Problem: Drop the pictures, then extract the listing word for word.
....................
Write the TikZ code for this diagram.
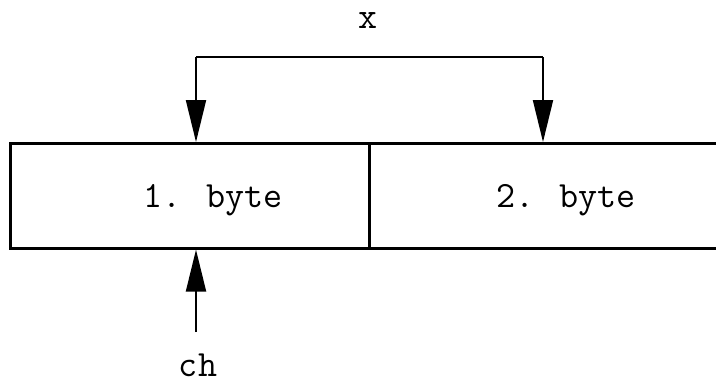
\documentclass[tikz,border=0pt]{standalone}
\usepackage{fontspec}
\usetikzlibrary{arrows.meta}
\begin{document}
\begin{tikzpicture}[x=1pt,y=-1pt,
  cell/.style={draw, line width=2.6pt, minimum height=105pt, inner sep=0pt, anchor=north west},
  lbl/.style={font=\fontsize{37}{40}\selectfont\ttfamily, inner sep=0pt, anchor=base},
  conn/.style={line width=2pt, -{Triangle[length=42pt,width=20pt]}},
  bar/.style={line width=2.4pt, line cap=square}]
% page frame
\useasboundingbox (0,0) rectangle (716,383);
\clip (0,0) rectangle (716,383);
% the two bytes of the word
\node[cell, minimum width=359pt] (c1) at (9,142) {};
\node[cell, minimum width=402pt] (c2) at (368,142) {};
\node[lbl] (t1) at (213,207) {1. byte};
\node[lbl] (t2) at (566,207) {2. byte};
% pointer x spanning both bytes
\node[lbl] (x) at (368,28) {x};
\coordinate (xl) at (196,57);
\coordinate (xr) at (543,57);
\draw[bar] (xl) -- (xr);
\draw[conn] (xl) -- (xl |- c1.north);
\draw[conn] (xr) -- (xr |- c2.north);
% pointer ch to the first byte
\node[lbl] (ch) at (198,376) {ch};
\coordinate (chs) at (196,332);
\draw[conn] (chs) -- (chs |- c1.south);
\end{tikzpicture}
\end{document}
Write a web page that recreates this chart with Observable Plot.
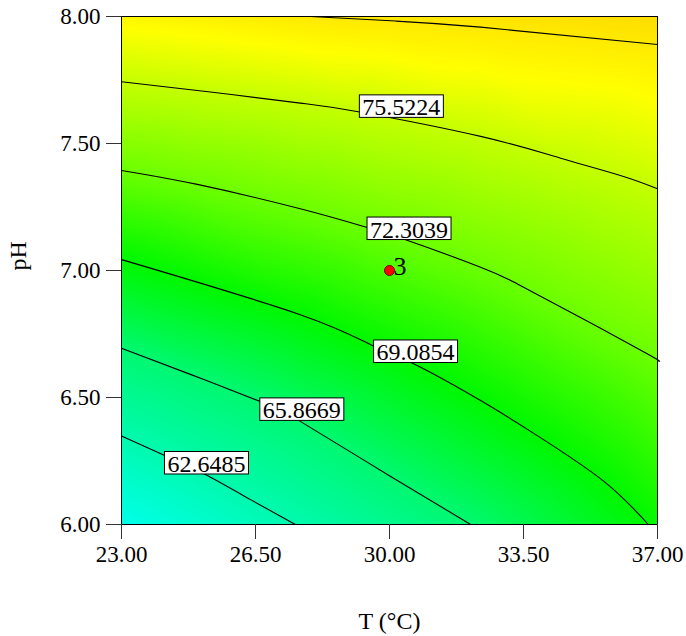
....................
Response to the exercise:
Write the TikZ code for this diagram.
\documentclass[tikz,border=0pt]{standalone}
\usepackage{fontspec}
\usetikzlibrary{arrows.meta}
\begin{document}
\begin{tikzpicture}[x=1pt,y=-1pt,
  cell/.style={draw, line width=2.6pt, minimum height=105pt, inner sep=0pt, anchor=north west},
  lbl/.style={font=\fontsize{37}{40}\selectfont\ttfamily, inner sep=0pt, anchor=base},
  conn/.style={line width=2pt, -{Triangle[length=42pt,width=20pt]}},
  bar/.style={line width=2.4pt, line cap=square}]
% page frame
\useasboundingbox (0,0) rectangle (716,383);
\clip (0,0) rectangle (716,383);
% the two bytes of the word
\node[cell, minimum width=359pt] (c1) at (9,142) {};
\node[cell, minimum width=402pt] (c2) at (368,142) {};
\node[lbl] (t1) at (213,207) {1. byte};
\node[lbl] (t2) at (566,207) {2. byte};
% pointer x spanning both bytes
\node[lbl] (x) at (368,28) {x};
\coordinate (xl) at (196,57);
\coordinate (xr) at (543,57);
\draw[bar] (xl) -- (xr);
\draw[conn] (xl) -- (xl |- c1.north);
\draw[conn] (xr) -- (xr |- c2.north);
% pointer ch to the first byte
\node[lbl] (ch) at (198,376) {ch};
\coordinate (chs) at (196,332);
\draw[conn] (chs) -- (chs |- c1.south);
\end{tikzpicture}
\end{document}
Write a web page that recreates this chart with Observable Plot.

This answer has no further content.